Inserting this into the expression for the variance of the residual, we obtain

$$\text{Var}(\hat u_i)=\sigma^2\cdot \left(1 - \frac 1n - \frac {(x_i-\bar x)^2}{S_{xx}}\right)$$

So hats off to the text the OP is using.

(I have skipped some algebraic manipulations, no wonder OLS algebra is taught less and less these days...)

SOME INTUITION

So it appears that what works "against" us (larger variance) when predicting, works "for us" (lower variance) when estimating. This is a good starting point for one to ponder why an excellent fit may be a bad sign for the prediction abilities of the model (however counter-intuitive this may sound...).
The fact that we are estimating the expected value of the regressor, decreases the variance by $1/n$. Why? because by estimating, we "close our eyes" to some error-variability existing in the sample,since we essentially estimating an expected value. Moreover, the larger the deviation of an observation of a regressor from the regressor's sample mean, the smaller the variance of the residual associated with this observation will be... the more deviant the observation, the less deviant its residual... It is variability of the regressors that works for us, by "taking the place" of the unknown error-variability.

But that's good for estimation. For prediction, the same things turn against us: now, by not taking into account, however imperfectly, the variability in $y^0$ (since we want to predict it), our imperfect estimators obtained from the sample show their weaknesses: we estimated the sample mean, we don't know the true expected value -the variance increases. We have an $x^0$ that is far away from the sample mean as calculated from the other observations -too bad, our prediction error variance gets another boost, because the predicted $\hat y^0$ will tend to go astray... in more scientific language "optimal predictors in the sense of reduced prediction error variance, represent a shrinkage towards the mean of the variable under prediction". We do not try to replicate the dependent variable's variability -we just try to stay "close to the average".

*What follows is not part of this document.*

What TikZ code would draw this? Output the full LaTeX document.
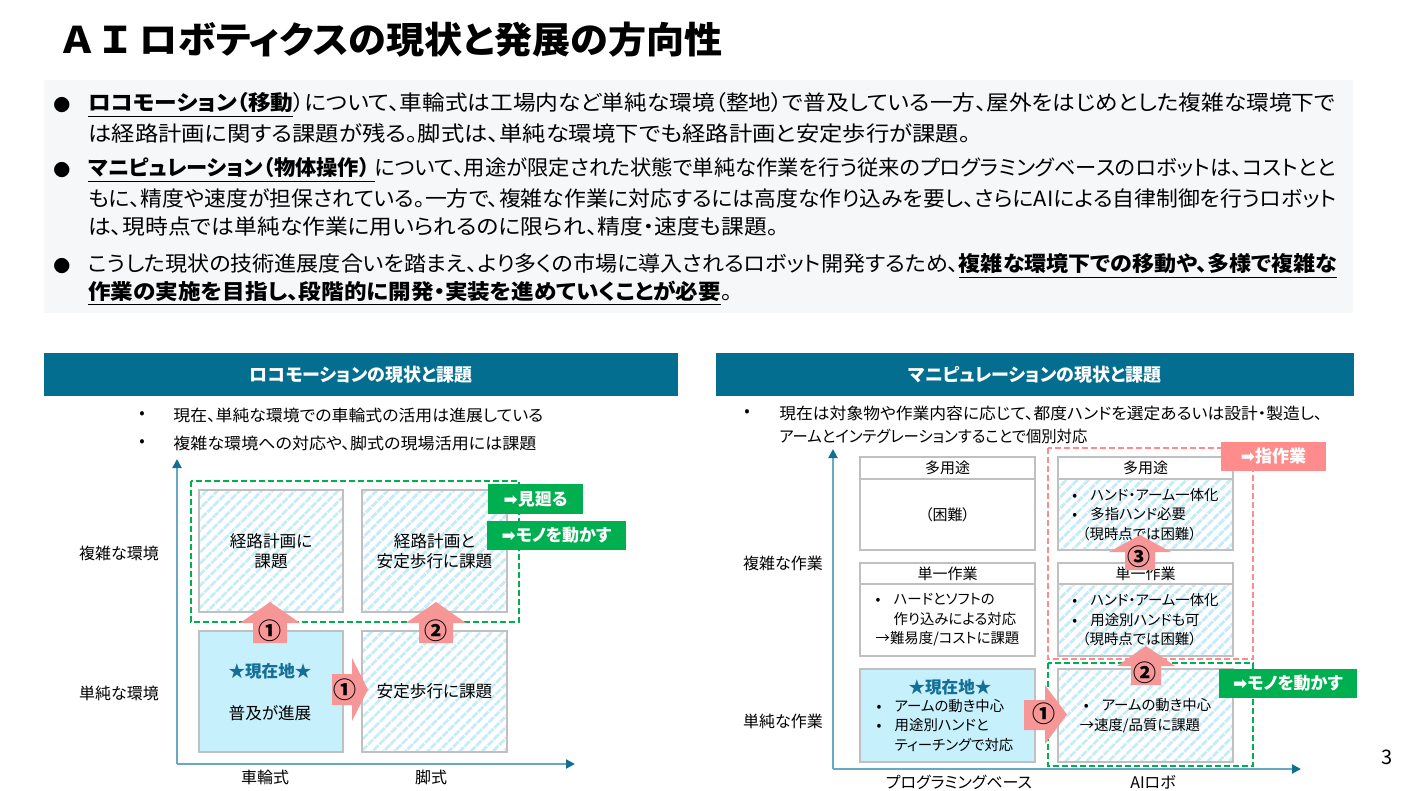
\documentclass[tikz,border=0pt]{standalone}
\usepackage{fontspec}
\usepackage{graphicx}
\setmainfont{Noto Sans CJK JP}[RawFeature=+palt]
\newfontfamily\symfont{DejaVu Sans}
\usetikzlibrary{arrows.meta, patterns.meta}

\definecolor{hdrblue}{RGB}{4,110,145}
\definecolor{axline}{RGB}{105,168,196}
\definecolor{axtip}{RGB}{20,110,145}
\definecolor{boxgray}{RGB}{192,192,192}
\definecolor{hatchblue}{RGB}{200,235,248}
\definecolor{nowblue}{RGB}{198,240,252}
\definecolor{nowtext}{RGB}{20,110,150}
\definecolor{okgreen}{RGB}{0,176,80}
\definecolor{ngpink}{RGB}{255,140,140}
\definecolor{fatpink}{RGB}{247,150,150}
\definecolor{notebg}{RGB}{245,247,249}

% squeeze a line of text to a given width (pt), height kept
\newcommand\fitto[2]{\resizebox{#1pt}{\height}{#2}}
\newcommand\bul{\makebox[9pt][l]{•}}

\tikzset{
  titletext/.style={anchor=west, inner sep=0pt, font={\fontsize{18.3}{22}\selectfont\bfseries}},
  notebox/.style={fill=notebg, inner sep=0pt},
  dotmark/.style={inner sep=0pt, font={\fontsize{8.5}{10}\selectfont}},
  bline/.style={anchor=west, inner sep=0pt, font={\fontsize{10.5}{13}\selectfont}},
  headbar/.style={fill=hdrblue, text=white, inner sep=0pt, minimum height=21.5pt,
    font={\fontsize{9}{11}\selectfont\bfseries}},
  subline/.style={anchor=west, inner sep=0pt, font={\fontsize{8}{10}\selectfont}},
  subdot/.style={inner sep=0pt, font={\fontsize{8}{10}\selectfont}},
  hatchbox/.style={draw=boxgray, line width=1pt, inner sep=0pt, align=center,
    pattern={Lines[angle=45,distance=4pt,line width=1.6pt]}, pattern color=hatchblue,
    font={\fontsize{8.3}{10}\selectfont}},
  nowbox/.style={draw=boxgray, line width=1pt, fill=nowblue, inner sep=0pt},
  plainbox/.style={draw=boxgray, line width=1pt, fill=white, inner sep=0pt,
    font={\fontsize{7.5}{9.75}\selectfont}},
  smalltext/.style={align=left, font={\fontsize{7.2}{9.75}\selectfont}},
  boxtext/.style={inner sep=0pt, align=center, font={\fontsize{8.3}{10}\selectfont}},
  nowmark/.style={inner sep=0pt, text=nowtext, font={\fontsize{8.3}{10}\selectfont\bfseries}},
  okframe/.style={draw=okgreen, line width=1pt, dash pattern=on 3pt off 1.5pt},
  ngframe/.style={draw=ngpink, line width=0.8pt, dash pattern=on 3pt off 1.5pt},
  oktag/.style={fill=okgreen, text=white, inner sep=0pt, font={\fontsize{8.5}{10}\selectfont\bfseries}},
  ngtag/.style={fill=ngpink, text=white, inner sep=0pt, font={\fontsize{8.5}{10}\selectfont\bfseries}},
  fatarr/.style={fill=fatpink},
  num/.style={inner sep=0pt, font={\fontsize{11.5}{12}\selectfont\bfseries}},
  axis/.style={draw=axline, line width=1pt, -{Triangle[length=4.5pt,width=4.5pt,color=axtip]}},
  axlabel/.style={inner sep=0pt, font={\fontsize{8}{10}\selectfont}}
}

\begin{document}
\begin{tikzpicture}[x=0.5pt, y=-0.5pt]
\useasboundingbox (0,0) rectangle (1403,791);

% Title and notes
\node[titletext] (title) at (62,40) {\fitto{330}{Ａ Ｉ ロボティクスの現状と発展の方向性}};
\node[notebox, minimum width=654.5pt, minimum height=116.5pt] (notes) at (698.5,196.5) {};

\node[dotmark] (dot1) at (62,105) {●};
\node[bline] (l1) at (88,105) {\fitto{623.5}{\textbf{\underline{ロコモーション（移動}}）について、車輪式は工場内など単純な環境（整地）で普及している一方、屋外をはじめとした複雑な環境下で}};
\node[bline] (l2) at (88,133) {\fitto{441}{は経路計画に関する課題が残る。脚式は、単純な環境下でも経路計画と安定歩行が課題。}};
\node[dotmark] (dot2) at (62,170) {●};
\node[bline] (l3) at (88,170) {\fitto{623.5}{\textbf{\underline{マニピュレーション（物体操作）\ }}について、用途が限定された状態で単純な作業を行う従来のプログラミングベースのロボットは、コストとと}};
\node[bline] (l4) at (88,199) {\fitto{624}{もに、精度や速度が担保されている。一方で、複雑な作業に対応するには高度な作り込みを要し、さらにAIによる自律制御を行うロボット}};
\node[bline] (l5) at (88,227) {\fitto{345}{は、現時点では単純な作業に用いられるのに限られ、精度・速度も課題。}};
\node[dotmark] (dot3) at (62,266) {●};
\node[bline] (l6) at (88,266) {\fitto{624.5}{こうした現状の技術進展度合いを踏まえ、より多くの市場に導入されるロボット開発するため、\textbf{\underline{複雑な環境下での移動や、多様で複雑な}}}};
\node[bline] (l7) at (88,293) {\fitto{322}{\textbf{\underline{作業の実施を目指し、段階的に開発・実装を進めていくことが必要}}。}};

% Locomotion panel
\node[headbar, minimum width=317pt] (lochead) at (361,374.5) {ロコモーションの現状と課題};
\node[subdot] (ldot1) at (142,415) {•};
\node[subline] (lsub1) at (173,415) {\fitto{185}{現在、単純な環境での車輪式の活用は進展している}};
\node[subdot] (ldot2) at (142,443) {•};
\node[subline] (lsub2) at (173,443) {\fitto{181.5}{複雑な環境への対応や、脚式の現場活用には課題}};

\node[hatchbox, minimum width=72pt, minimum height=61pt] (lhard1) at (271,551) {経路計画に\\課題};
\node[hatchbox, minimum width=72.5pt, minimum height=61pt] (lhard2) at (434.5,551) {経路計画と\\安定歩行に課題};
\node[nowbox, minimum width=72pt, minimum height=60.5pt] (lsimp1) at (271,691.5) {};
\node[hatchbox, minimum width=72.5pt, minimum height=60.5pt] (lsimp2) at (434.5,691.5) {安定歩行に課題};
\node[nowmark] (lnow) at (270,671) {★現在地★};
\node[boxtext] (lspread) at (270,713) {普及が進展};

\draw[okframe] (191,481) rectangle (519,622);

\fill[fatarr] (270,602) -- (300,623) -- (287,623) -- (287,643) -- (253,643) -- (253,623) -- (240,623) -- cycle;
\fill[fatarr] (436,602) -- (466,623) -- (453,623) -- (453,643) -- (419,643) -- (419,623) -- (406,623) -- cycle;
\fill[fatarr] (332,674) -- (352,674) -- (352,658) -- (368,689.5) -- (352,721) -- (352,705) -- (332,705) -- cycle;
\node[num] (lup1) at (270,631) {①};
\node[num] (lup2) at (436,631) {②};
\node[num] (lright1) at (345,690) {①};

\node[oktag, minimum width=47.5pt, minimum height=15pt] (tagwalk) at (535.5,499) {{\symfont ➡}見廻る};
\node[oktag, minimum width=69.5pt, minimum height=14.5pt] (tagmove1) at (556.5,535.5) {{\symfont ➡}モノを動かす};

\coordinate (lo) at (177,764);
\coordinate (ltop) at (177,459);
\coordinate (lend) at (575,764);
\draw[axis] (lo) -- (ltop);
\draw[axis] (lo) -- (lend);
\node[axlabel] (lcomplex) at (119,553) {複雑な環境};
\node[axlabel] (lsimple) at (119,693) {単純な環境};
\node[axlabel] (lwheel) at (265,777) {車輪式};
\node[axlabel] (lleg) at (431,777) {脚式};

% Manipulation panel
\node[headbar, minimum width=319pt] (manhead) at (1035,374.5) {マニピュレーションの現状と課題};
\node[subdot] (rdot1) at (747,413) {•};
\node[subline] (rsub1) at (779,413) {\fitto{271.5}{現在は対象物や作業内容に応じて、都度ハンドを選定あるいは設計・製造し、}};
\node[subline] (rsub2) at (779,436) {\fitto{154}{アームとインテグレーションすることで個別対応}};

\node[plainbox, minimum width=87.5pt, minimum height=11pt] (ph1) at (947.5,468) {多用途};
\node[plainbox, minimum width=87.5pt, minimum height=35.5pt] (pb1) at (947.5,514.5) {（困難）};
\node[plainbox, minimum width=87.5pt, minimum height=10.5pt] (ph2) at (947.5,573.5) {単一作業};
\node[plainbox, minimum width=87.5pt, minimum height=36pt, smalltext] (pb2) at (947.5,620)
  {\bul ハードとソフトの\\\hspace*{9pt}作り込みによる対応\\→難易度/コストに課題};
\node[nowbox, minimum width=87.5pt, minimum height=46.5pt] (pb3) at (947.5,715.5) {};
\node[nowmark] (rnow) at (950,687) {★現在地★};
\node[inner sep=0pt, smalltext] (pb3txt) at (945,725.5)
  {\bul アームの動き中心\\\bul 用途別ハンドと\\\hspace*{9pt}ティーチングで対応};

\node[plainbox, minimum width=87.5pt, minimum height=11pt] (ah1) at (1145.5,468) {多用途};
\node[hatchbox, minimum width=87.5pt, minimum height=35.5pt, smalltext] (ab1) at (1145.5,514.5)
  {\bul ハンド・アーム一体化\\\bul 多指ハンド必要\\\hspace*{5pt}（現時点では困難）};
\node[plainbox, minimum width=87.5pt, minimum height=10.5pt] (ah2) at (1145.5,573.5) {単一作業};
\node[hatchbox, minimum width=87.5pt, minimum height=36pt, smalltext] (ab2) at (1145.5,620)
  {\bul ハンド・アーム一体化\\\bul 用途別ハンドも可\\\hspace*{5pt}（現時点では困難）};
\node[hatchbox, minimum width=87.5pt, minimum height=46.5pt, smalltext] (ab3) at (1145.5,715.5)
  {\hspace*{2pt}\bul アームの動き中心\\→速度/品質に課題};

\draw[ngframe] (1048,448) rectangle (1253,659);
\draw[okframe] (1048,663) rectangle (1253,766);

\fill[fatarr] (1024,700) -- (1045,700) -- (1045,685) -- (1067,714.5) -- (1045,744) -- (1045,730) -- (1024,730) -- cycle;
\fill[fatarr] (1146,646) -- (1175,666) -- (1161,666) -- (1161,685) -- (1131,685) -- (1131,666) -- (1117,666) -- cycle;
\fill[fatarr] (1140,535) -- (1171,552) -- (1155,552) -- (1155,570) -- (1125,570) -- (1125,552) -- (1109,552) -- cycle;
\node[num] (rright1) at (1044,714) {①};
\node[num] (rup2) at (1145,673) {②};
\node[num] (rup3) at (1139,557) {③};

\node[ngtag, minimum width=52.5pt, minimum height=14.5pt] (tagfinger) at (1273.5,456.5) {{\symfont ➡}指作業};
\node[oktag, minimum width=69pt, minimum height=14.5pt] (tagmove2) at (1288,683.5) {{\symfont ➡}モノを動かす};

\coordinate (ro) at (833,769);
\coordinate (rtop) at (833,449);
\coordinate (rend) at (1301,769);
\draw[axis] (ro) -- (rtop);
\draw[axis] (ro) -- (rend);
\node[axlabel] (rcomplex) at (783,563) {複雑な作業};
\node[axlabel] (rsimple) at (783,721) {単純な作業};
\node[axlabel] (rprog) at (959,782) {プログラミングベース};
\node[axlabel] (rai) at (1153,782) {AIロボ};

\node[inner sep=0pt, font={\fontsize{10}{12}\selectfont}] (pageno) at (1387,757) {3};
\end{tikzpicture}
\end{document}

Sorry for the somewhat terse answer, perhaps overly-abstract and lacking a desirable amount of intuitive exposition, but I'll try to come back and add a few more details later. At least it's short.

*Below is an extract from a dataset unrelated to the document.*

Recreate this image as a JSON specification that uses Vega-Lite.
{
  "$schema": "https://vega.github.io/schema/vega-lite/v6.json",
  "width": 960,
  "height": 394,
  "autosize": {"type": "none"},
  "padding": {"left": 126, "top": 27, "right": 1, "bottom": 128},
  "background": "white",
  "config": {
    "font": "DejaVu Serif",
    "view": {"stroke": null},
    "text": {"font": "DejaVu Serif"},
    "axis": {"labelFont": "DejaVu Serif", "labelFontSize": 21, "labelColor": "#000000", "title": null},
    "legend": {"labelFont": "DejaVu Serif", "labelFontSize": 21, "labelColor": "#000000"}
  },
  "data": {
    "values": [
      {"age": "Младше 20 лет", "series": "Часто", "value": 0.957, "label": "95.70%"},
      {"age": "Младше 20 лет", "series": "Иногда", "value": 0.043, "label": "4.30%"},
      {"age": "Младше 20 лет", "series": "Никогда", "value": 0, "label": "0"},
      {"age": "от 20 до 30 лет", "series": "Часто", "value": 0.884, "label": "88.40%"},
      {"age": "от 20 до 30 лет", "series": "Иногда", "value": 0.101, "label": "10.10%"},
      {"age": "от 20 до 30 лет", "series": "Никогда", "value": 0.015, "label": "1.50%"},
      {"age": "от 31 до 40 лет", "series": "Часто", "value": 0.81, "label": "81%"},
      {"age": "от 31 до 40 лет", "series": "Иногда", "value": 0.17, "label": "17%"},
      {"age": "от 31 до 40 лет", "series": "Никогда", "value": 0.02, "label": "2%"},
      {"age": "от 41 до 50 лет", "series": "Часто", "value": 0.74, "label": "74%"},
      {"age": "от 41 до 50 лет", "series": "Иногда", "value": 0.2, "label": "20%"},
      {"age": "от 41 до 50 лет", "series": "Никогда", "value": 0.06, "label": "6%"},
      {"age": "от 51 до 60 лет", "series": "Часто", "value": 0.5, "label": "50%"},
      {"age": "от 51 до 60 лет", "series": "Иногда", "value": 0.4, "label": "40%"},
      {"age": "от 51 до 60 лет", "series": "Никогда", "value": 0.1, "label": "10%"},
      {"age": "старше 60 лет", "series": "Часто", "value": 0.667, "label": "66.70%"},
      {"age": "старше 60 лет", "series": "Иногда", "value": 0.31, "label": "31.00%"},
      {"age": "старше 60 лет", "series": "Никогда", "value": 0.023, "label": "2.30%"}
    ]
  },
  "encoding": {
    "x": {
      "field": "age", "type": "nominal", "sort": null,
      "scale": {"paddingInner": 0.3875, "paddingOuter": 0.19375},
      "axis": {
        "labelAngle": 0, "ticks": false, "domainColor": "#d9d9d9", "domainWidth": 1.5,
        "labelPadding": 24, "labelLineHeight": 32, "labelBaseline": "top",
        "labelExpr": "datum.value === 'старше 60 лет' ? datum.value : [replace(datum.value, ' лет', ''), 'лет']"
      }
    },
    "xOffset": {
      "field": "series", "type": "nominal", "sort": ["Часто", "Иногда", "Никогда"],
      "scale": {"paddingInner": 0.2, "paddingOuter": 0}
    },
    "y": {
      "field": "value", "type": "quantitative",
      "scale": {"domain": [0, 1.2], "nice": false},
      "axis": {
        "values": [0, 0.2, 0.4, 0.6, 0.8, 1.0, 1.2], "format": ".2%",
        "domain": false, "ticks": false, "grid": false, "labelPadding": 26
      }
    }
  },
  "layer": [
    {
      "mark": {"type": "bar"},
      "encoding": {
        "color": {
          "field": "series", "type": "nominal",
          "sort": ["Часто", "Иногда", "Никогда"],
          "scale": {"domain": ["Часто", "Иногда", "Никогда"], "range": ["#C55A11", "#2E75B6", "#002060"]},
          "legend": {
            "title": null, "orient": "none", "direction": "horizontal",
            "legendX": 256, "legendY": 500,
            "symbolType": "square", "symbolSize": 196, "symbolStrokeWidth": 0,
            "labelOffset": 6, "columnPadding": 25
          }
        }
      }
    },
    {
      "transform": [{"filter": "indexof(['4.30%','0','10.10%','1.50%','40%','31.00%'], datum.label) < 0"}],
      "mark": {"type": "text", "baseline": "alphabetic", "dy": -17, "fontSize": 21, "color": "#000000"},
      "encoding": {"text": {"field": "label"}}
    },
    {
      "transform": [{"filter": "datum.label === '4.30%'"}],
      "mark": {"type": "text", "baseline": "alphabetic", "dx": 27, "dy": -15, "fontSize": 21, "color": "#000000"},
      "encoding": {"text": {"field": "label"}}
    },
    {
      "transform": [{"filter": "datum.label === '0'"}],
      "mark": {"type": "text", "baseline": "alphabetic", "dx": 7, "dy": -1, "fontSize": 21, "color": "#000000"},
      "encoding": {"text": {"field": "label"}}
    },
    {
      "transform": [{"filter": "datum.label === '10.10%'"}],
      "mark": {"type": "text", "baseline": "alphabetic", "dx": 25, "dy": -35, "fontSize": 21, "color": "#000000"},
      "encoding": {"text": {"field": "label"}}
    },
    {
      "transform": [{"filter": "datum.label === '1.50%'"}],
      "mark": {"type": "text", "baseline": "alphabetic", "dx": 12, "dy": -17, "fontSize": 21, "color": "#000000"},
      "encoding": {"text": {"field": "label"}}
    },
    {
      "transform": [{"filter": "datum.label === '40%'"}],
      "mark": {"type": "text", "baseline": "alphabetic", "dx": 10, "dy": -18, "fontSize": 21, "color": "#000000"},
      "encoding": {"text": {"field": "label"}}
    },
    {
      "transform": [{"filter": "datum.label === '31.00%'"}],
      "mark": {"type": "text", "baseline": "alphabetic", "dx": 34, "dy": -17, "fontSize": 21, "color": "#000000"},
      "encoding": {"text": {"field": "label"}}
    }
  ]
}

Given $H=X(X^TX)^{-1}X^T$,

$$\begin{eqnarray} \text{Var}(y-\hat{y})&=&\text{Var}((I-H)y)\\ &=&(I-H)\text{Var}(y)(I-H)^T\\ &=&\sigma^2(I-H)^2\\ &=&\sigma^2(I-H) \end{eqnarray}$$

Hence

$$\text{Var}(y_i-\hat{y}_i)=\sigma^2(1-h_{ii})$$

In the case of simple linear regression ... this gives the answer in your question.

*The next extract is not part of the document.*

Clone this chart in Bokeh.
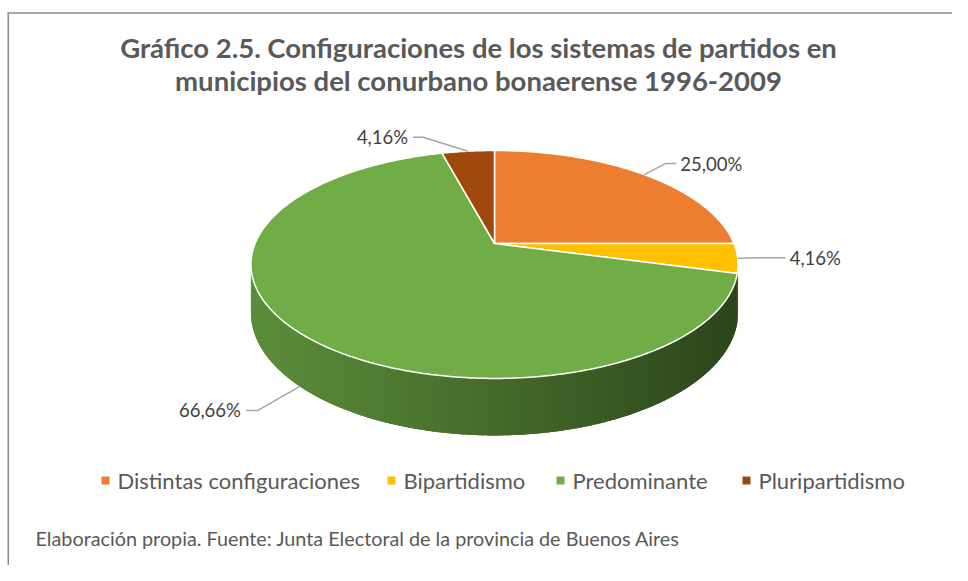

This answer also makes sense: since $\hat{y}_i$ is positively correlated with $y_i$, the variance of the difference should be smaller than the sum of the variances.

--

Edit: Explanation of why $(I-H)$ is idempotent.

(i) $H$ is idempotent:

$H^2=X(X^TX)^{-1}X^TX(X^TX)^{-1}X^T$ $= X\ [(X^TX)^{-1}X^TX]\ (X^TX)^{-1}X^T=X(X^TX)^{-1}X^T=H$

(ii) $(I-H)^2= I^2-IH-HI+H^2=I-2H+H=I-H$